[Rows from a dataset of charts and code]
-.-.-

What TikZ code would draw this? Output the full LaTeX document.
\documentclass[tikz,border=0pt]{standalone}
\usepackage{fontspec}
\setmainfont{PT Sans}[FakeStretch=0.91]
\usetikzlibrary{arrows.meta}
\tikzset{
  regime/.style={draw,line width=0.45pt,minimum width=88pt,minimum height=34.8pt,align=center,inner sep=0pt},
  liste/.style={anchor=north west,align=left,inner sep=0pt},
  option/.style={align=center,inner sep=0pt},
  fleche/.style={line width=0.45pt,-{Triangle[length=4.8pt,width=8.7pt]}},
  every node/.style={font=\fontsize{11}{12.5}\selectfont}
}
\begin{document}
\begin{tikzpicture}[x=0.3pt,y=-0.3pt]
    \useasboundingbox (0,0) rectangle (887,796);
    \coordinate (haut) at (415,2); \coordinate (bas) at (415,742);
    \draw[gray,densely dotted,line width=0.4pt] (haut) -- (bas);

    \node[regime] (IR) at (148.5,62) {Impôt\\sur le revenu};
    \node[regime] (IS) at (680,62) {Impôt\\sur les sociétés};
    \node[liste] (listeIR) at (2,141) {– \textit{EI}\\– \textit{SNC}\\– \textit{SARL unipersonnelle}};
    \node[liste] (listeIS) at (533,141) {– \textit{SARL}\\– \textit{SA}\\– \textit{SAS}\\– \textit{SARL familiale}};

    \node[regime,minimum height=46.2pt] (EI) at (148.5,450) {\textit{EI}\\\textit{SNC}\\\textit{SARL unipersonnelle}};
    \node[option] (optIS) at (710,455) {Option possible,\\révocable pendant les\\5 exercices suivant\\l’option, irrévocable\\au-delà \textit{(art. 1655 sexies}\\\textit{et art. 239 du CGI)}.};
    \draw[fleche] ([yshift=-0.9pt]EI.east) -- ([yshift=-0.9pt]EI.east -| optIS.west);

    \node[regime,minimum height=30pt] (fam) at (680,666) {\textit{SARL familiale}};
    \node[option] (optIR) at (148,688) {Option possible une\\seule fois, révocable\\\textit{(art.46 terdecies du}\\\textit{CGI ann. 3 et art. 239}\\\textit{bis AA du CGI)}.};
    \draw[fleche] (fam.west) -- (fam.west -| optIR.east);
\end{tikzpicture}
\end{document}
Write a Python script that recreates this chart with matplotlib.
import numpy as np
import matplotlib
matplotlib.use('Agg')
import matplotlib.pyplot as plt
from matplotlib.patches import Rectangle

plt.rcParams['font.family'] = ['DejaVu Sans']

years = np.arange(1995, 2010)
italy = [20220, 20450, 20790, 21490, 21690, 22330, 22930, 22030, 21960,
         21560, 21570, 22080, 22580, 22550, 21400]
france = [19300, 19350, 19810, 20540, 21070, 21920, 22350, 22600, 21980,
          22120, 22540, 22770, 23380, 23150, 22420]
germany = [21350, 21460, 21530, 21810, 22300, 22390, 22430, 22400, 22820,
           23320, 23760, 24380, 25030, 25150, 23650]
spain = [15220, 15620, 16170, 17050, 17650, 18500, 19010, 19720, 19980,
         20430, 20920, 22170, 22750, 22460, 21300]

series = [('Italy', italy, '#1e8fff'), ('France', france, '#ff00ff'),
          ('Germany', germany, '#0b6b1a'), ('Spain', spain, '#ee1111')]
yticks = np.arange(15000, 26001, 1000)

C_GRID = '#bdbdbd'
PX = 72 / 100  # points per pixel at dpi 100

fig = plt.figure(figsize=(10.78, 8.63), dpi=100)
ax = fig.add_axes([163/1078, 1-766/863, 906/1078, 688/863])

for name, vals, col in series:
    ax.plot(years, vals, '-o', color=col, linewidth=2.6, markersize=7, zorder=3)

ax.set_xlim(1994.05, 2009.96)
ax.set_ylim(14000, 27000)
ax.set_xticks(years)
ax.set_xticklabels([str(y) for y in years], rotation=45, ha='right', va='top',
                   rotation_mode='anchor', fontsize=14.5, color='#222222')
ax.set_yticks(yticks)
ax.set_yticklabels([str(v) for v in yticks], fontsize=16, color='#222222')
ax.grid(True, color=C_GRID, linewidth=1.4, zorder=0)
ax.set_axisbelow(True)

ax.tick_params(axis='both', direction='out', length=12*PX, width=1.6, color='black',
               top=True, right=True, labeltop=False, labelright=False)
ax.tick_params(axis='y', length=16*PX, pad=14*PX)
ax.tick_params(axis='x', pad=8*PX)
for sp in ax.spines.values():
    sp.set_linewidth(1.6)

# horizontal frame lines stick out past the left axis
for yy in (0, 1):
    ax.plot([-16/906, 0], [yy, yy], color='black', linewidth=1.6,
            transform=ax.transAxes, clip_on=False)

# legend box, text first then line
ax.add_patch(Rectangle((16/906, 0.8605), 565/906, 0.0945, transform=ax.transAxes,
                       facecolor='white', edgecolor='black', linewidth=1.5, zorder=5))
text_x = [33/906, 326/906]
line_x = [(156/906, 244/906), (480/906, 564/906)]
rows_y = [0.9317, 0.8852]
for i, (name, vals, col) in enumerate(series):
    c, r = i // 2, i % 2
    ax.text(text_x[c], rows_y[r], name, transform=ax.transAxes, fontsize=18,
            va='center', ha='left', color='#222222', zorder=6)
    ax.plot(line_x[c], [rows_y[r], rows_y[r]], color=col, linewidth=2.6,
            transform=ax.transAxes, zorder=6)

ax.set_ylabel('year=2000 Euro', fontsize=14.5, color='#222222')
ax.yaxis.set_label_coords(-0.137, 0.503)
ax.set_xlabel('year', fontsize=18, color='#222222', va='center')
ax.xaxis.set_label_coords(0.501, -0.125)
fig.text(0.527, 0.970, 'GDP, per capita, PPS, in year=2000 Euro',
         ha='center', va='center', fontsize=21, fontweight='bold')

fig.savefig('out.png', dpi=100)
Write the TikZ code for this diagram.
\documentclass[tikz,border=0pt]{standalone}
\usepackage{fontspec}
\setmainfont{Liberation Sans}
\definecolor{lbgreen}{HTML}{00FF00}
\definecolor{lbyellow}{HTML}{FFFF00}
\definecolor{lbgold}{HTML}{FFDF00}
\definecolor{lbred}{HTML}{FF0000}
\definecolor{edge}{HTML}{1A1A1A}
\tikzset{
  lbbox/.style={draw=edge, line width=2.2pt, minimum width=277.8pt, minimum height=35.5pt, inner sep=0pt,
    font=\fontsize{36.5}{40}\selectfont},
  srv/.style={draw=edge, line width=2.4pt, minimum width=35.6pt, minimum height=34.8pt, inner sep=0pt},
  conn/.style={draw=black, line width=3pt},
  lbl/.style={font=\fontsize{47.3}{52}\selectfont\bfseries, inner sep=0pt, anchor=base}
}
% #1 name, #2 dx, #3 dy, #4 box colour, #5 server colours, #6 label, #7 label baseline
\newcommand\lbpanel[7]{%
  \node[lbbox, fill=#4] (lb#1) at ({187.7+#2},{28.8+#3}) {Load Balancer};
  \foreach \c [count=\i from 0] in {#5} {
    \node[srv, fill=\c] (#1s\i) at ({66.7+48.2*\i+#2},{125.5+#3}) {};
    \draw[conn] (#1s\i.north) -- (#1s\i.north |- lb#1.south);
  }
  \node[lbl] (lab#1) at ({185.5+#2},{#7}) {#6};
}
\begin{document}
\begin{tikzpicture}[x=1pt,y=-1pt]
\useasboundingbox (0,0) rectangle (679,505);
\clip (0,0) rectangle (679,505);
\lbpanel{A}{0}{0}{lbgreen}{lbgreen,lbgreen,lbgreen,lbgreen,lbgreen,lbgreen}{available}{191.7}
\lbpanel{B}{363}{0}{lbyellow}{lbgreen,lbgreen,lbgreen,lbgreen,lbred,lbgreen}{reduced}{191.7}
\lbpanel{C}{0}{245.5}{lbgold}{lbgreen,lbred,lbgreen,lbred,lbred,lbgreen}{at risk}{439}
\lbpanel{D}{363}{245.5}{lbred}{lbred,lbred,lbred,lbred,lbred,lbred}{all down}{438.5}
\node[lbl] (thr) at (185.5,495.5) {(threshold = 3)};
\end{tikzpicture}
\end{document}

-.-.-

* Your task *
Using the entries above, repeat only the lines from the one containing "Write a Python" through the one containing "ax = fig.add_axes([163/1078, 1-766/863, 906/1078, 688/863])", end lines included.

* Result of the exercise *
Write a Python script that recreates this chart with matplotlib.
import numpy as np
import matplotlib
matplotlib.use('Agg')
import matplotlib.pyplot as plt
from matplotlib.patches import Rectangle

plt.rcParams['font.family'] = ['DejaVu Sans']

years = np.arange(1995, 2010)
italy = [20220, 20450, 20790, 21490, 21690, 22330, 22930, 22030, 21960,
         21560, 21570, 22080, 22580, 22550, 21400]
france = [19300, 19350, 19810, 20540, 21070, 21920, 22350, 22600, 21980,
          22120, 22540, 22770, 23380, 23150, 22420]
germany = [21350, 21460, 21530, 21810, 22300, 22390, 22430, 22400, 22820,
           23320, 23760, 24380, 25030, 25150, 23650]
spain = [15220, 15620, 16170, 17050, 17650, 18500, 19010, 19720, 19980,
         20430, 20920, 22170, 22750, 22460, 21300]

series = [('Italy', italy, '#1e8fff'), ('France', france, '#ff00ff'),
          ('Germany', germany, '#0b6b1a'), ('Spain', spain, '#ee1111')]
yticks = np.arange(15000, 26001, 1000)

C_GRID = '#bdbdbd'
PX = 72 / 100  # points per pixel at dpi 100

fig = plt.figure(figsize=(10.78, 8.63), dpi=100)
ax = fig.add_axes([163/1078, 1-766/863, 906/1078, 688/863])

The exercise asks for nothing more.